Direction: For the data below, transcribe the part that opens with the line containing "Give me the" and closes with the line containing "const normalFit = normalFitTimes.map((t, i)", exactly and with no pictures.
* BEGIN Dataset extract *
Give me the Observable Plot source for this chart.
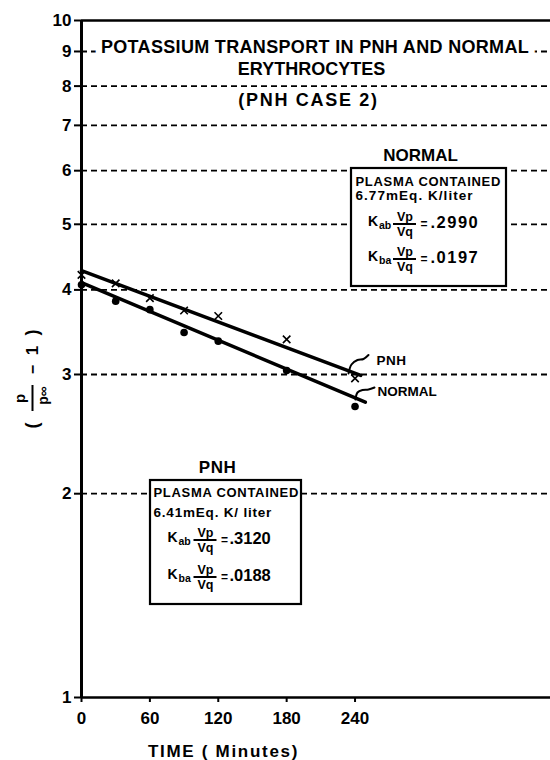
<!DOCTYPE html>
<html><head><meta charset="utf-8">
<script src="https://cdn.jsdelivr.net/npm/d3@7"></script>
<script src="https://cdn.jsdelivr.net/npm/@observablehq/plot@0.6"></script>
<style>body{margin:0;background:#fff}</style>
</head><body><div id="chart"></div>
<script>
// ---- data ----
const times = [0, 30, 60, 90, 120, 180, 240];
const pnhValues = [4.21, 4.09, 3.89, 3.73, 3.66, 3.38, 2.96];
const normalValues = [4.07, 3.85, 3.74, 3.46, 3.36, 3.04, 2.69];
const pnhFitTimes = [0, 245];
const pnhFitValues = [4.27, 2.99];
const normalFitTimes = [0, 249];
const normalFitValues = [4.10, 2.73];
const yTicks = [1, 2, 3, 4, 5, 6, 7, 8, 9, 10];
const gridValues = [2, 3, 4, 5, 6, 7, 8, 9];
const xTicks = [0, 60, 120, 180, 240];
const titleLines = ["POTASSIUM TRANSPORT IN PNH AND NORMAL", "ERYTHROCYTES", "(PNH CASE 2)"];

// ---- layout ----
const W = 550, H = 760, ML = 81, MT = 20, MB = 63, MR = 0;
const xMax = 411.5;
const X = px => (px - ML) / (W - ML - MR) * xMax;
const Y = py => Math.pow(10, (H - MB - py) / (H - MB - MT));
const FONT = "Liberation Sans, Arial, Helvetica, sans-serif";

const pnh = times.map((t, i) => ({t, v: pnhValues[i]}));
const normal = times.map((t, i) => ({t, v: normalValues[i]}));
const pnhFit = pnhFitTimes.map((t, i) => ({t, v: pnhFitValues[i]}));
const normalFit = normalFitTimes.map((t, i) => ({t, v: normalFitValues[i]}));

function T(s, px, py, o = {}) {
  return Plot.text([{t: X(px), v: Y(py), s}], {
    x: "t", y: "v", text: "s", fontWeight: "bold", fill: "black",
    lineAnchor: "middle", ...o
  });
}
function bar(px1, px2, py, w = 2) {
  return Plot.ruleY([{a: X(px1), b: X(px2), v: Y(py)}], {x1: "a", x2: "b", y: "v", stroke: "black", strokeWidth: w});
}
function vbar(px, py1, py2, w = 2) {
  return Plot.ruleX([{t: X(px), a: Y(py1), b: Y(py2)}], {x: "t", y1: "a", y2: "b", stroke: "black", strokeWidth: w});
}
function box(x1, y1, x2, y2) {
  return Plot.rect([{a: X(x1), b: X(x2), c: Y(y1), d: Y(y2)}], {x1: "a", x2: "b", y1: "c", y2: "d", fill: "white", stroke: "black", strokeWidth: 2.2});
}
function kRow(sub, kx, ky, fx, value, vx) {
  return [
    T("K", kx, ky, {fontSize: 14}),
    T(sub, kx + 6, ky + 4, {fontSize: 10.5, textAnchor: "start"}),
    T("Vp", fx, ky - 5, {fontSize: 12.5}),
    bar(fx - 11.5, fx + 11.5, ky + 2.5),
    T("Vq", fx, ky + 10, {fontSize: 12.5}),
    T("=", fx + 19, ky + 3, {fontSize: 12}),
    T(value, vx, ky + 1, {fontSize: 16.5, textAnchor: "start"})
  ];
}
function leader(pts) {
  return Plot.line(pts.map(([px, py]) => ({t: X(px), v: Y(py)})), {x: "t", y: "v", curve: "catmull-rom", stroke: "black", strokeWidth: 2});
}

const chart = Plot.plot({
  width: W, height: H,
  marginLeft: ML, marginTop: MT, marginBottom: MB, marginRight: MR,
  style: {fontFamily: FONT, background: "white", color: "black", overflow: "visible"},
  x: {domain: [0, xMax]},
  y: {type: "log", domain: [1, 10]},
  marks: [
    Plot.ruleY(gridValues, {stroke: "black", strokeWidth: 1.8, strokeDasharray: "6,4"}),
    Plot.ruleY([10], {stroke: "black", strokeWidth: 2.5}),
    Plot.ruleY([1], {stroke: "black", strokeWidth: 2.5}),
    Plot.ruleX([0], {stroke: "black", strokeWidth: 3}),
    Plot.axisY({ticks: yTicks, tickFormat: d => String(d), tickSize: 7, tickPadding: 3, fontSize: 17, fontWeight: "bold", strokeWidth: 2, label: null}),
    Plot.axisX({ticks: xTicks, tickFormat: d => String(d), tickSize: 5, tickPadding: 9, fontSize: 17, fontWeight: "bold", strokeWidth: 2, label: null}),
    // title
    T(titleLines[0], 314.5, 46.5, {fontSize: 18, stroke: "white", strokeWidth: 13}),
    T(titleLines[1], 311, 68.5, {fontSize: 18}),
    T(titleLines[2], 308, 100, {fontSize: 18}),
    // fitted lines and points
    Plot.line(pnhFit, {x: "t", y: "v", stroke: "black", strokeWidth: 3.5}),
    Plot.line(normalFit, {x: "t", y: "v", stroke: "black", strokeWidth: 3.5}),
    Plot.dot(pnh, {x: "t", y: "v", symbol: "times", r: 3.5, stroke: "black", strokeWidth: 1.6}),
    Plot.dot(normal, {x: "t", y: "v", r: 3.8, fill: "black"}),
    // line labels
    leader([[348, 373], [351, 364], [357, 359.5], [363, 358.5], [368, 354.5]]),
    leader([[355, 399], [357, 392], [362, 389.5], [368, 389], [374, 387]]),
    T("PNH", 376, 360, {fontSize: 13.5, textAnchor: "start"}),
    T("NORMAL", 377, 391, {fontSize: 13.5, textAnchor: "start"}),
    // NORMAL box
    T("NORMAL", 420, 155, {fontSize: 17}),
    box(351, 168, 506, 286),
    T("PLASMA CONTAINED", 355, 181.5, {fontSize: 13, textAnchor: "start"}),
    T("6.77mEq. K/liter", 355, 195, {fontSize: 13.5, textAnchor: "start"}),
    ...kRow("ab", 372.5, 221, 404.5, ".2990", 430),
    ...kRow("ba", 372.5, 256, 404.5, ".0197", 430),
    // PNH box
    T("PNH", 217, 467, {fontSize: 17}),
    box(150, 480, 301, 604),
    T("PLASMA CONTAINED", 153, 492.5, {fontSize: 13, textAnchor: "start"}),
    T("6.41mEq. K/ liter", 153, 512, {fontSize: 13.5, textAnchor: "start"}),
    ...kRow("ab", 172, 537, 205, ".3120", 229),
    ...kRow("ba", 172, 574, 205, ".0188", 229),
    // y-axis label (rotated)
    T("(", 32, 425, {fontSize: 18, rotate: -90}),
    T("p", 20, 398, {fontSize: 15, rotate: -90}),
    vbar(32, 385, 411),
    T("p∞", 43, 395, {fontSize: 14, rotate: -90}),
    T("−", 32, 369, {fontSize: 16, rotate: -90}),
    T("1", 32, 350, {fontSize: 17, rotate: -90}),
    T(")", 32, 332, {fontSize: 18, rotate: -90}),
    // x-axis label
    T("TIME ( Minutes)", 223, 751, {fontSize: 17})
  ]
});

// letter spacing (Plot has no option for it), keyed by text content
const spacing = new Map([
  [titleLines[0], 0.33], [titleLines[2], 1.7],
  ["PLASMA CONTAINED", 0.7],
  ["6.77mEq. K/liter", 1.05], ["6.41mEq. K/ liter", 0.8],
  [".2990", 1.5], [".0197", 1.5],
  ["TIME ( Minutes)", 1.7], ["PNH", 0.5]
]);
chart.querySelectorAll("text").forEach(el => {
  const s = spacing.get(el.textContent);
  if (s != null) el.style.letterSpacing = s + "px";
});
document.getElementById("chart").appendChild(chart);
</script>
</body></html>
* END Dataset extract *
* BEGIN Dataset extract *
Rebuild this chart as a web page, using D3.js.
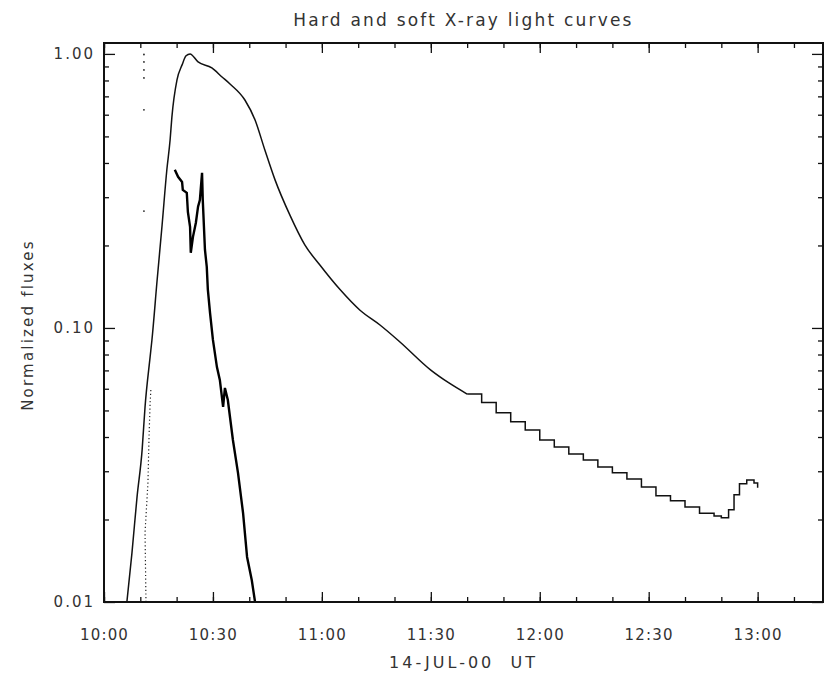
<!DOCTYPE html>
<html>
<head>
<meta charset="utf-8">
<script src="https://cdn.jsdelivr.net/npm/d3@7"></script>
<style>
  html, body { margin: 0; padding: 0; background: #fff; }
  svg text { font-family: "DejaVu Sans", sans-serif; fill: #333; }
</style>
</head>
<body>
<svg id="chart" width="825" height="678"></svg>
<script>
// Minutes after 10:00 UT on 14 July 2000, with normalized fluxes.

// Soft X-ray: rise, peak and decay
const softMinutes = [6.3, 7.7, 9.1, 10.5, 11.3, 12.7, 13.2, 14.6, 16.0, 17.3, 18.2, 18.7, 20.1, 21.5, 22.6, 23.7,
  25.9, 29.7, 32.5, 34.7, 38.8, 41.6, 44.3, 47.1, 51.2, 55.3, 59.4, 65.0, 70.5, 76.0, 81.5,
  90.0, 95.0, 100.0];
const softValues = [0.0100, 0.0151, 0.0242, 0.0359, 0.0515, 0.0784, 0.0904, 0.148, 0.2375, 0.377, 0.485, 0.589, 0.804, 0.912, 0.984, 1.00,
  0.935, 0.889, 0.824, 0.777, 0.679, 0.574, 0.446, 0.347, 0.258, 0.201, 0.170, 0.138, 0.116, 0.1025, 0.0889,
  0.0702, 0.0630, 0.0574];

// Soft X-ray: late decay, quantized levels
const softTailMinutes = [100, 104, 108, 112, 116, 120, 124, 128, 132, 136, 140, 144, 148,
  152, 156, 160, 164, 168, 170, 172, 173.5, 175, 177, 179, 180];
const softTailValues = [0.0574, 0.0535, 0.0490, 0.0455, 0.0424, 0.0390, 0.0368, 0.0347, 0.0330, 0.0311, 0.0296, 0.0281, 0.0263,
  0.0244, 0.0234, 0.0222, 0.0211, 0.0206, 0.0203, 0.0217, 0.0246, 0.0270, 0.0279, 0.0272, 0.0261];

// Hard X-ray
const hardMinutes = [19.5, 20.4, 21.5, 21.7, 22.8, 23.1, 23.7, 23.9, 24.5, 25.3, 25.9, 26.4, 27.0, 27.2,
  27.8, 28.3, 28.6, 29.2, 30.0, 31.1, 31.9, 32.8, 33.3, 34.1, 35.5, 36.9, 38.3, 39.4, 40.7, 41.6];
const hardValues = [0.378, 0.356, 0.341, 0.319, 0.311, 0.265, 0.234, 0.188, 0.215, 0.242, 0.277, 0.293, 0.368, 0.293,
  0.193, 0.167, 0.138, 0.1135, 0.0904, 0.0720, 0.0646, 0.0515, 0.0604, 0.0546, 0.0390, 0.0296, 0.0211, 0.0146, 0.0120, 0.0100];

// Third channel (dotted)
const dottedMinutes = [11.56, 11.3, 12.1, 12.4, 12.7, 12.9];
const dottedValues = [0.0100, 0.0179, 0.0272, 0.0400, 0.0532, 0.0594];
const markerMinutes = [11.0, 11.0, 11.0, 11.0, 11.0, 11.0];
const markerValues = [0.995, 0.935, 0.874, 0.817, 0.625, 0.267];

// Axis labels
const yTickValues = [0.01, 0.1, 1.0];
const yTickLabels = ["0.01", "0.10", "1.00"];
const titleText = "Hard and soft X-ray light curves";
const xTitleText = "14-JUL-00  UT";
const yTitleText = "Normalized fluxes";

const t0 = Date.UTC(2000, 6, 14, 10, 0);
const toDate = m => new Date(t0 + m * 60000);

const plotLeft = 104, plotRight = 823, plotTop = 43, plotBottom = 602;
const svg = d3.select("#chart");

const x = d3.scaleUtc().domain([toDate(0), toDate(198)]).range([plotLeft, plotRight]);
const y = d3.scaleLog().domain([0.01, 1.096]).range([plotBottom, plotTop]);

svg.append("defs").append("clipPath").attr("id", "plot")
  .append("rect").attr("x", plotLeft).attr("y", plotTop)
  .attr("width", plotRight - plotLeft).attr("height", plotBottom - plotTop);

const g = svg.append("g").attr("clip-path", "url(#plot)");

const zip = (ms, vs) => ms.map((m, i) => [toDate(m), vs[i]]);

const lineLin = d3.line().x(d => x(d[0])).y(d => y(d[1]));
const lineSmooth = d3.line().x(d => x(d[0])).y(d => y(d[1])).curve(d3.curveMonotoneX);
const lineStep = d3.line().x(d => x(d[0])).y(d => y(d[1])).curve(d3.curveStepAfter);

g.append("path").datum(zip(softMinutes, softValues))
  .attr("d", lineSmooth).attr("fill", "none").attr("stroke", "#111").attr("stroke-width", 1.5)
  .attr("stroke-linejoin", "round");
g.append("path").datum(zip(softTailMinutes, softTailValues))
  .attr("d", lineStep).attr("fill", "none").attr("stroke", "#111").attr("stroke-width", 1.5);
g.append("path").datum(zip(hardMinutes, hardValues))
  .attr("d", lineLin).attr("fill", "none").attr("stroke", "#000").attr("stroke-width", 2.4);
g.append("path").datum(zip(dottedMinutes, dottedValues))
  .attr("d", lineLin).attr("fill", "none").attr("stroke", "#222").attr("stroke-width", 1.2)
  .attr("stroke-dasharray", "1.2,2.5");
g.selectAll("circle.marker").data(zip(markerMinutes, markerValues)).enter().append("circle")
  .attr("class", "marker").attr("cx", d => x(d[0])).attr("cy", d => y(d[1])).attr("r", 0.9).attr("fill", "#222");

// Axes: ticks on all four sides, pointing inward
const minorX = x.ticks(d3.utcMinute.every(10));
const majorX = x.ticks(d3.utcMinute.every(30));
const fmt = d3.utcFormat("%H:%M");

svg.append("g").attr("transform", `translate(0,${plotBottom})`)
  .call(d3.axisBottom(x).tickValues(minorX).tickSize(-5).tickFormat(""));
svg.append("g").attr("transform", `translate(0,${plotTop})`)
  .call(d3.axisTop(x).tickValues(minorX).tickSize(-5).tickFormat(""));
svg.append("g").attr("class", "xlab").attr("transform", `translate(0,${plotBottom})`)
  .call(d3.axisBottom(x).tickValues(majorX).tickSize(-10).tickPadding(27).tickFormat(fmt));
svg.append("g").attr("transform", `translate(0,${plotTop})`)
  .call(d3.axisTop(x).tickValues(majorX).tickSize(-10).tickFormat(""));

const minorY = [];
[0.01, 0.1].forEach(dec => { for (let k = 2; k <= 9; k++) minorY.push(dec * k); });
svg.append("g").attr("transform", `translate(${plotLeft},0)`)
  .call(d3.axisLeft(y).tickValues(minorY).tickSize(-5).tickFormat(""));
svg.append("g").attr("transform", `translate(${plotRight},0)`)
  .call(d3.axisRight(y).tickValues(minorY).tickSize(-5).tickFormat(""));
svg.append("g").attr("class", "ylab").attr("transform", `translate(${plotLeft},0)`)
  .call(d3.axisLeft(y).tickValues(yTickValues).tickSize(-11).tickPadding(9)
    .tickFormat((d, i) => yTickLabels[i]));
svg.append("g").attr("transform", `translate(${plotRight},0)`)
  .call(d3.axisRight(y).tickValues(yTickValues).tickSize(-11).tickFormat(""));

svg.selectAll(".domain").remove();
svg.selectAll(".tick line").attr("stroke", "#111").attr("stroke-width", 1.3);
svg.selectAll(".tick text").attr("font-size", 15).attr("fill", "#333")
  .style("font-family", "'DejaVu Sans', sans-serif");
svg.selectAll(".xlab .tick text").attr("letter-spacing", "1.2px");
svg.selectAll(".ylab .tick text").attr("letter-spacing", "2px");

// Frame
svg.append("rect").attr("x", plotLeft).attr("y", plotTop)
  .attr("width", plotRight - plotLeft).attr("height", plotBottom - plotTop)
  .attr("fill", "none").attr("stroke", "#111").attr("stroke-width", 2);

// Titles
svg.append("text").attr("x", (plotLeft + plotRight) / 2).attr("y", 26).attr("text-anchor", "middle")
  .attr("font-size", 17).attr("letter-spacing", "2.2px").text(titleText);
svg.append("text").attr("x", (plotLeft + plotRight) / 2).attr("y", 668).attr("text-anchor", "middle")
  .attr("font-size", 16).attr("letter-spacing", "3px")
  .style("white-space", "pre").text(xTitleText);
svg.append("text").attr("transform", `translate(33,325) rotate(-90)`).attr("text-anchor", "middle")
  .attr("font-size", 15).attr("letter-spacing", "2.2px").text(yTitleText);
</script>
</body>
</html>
* END Dataset extract *
Result:
Give me the Observable Plot source for this chart.
<!DOCTYPE html>
<html><head><meta charset="utf-8">
<script src="https://cdn.jsdelivr.net/npm/d3@7"></script>
<script src="https://cdn.jsdelivr.net/npm/@observablehq/plot@0.6"></script>
<style>body{margin:0;background:#fff}</style>
</head><body><div id="chart"></div>
<script>
// ---- data ----
const times = [0, 30, 60, 90, 120, 180, 240];
const pnhValues = [4.21, 4.09, 3.89, 3.73, 3.66, 3.38, 2.96];
const normalValues = [4.07, 3.85, 3.74, 3.46, 3.36, 3.04, 2.69];
const pnhFitTimes = [0, 245];
const pnhFitValues = [4.27, 2.99];
const normalFitTimes = [0, 249];
const normalFitValues = [4.10, 2.73];
const yTicks = [1, 2, 3, 4, 5, 6, 7, 8, 9, 10];
const gridValues = [2, 3, 4, 5, 6, 7, 8, 9];
const xTicks = [0, 60, 120, 180, 240];
const titleLines = ["POTASSIUM TRANSPORT IN PNH AND NORMAL", "ERYTHROCYTES", "(PNH CASE 2)"];

// ---- layout ----
const W = 550, H = 760, ML = 81, MT = 20, MB = 63, MR = 0;
const xMax = 411.5;
const X = px => (px - ML) / (W - ML - MR) * xMax;
const Y = py => Math.pow(10, (H - MB - py) / (H - MB - MT));
const FONT = "Liberation Sans, Arial, Helvetica, sans-serif";

const pnh = times.map((t, i) => ({t, v: pnhValues[i]}));
const normal = times.map((t, i) => ({t, v: normalValues[i]}));
const pnhFit = pnhFitTimes.map((t, i) => ({t, v: pnhFitValues[i]}));
const normalFit = normalFitTimes.map((t, i) => ({t, v: normalFitValues[i]}));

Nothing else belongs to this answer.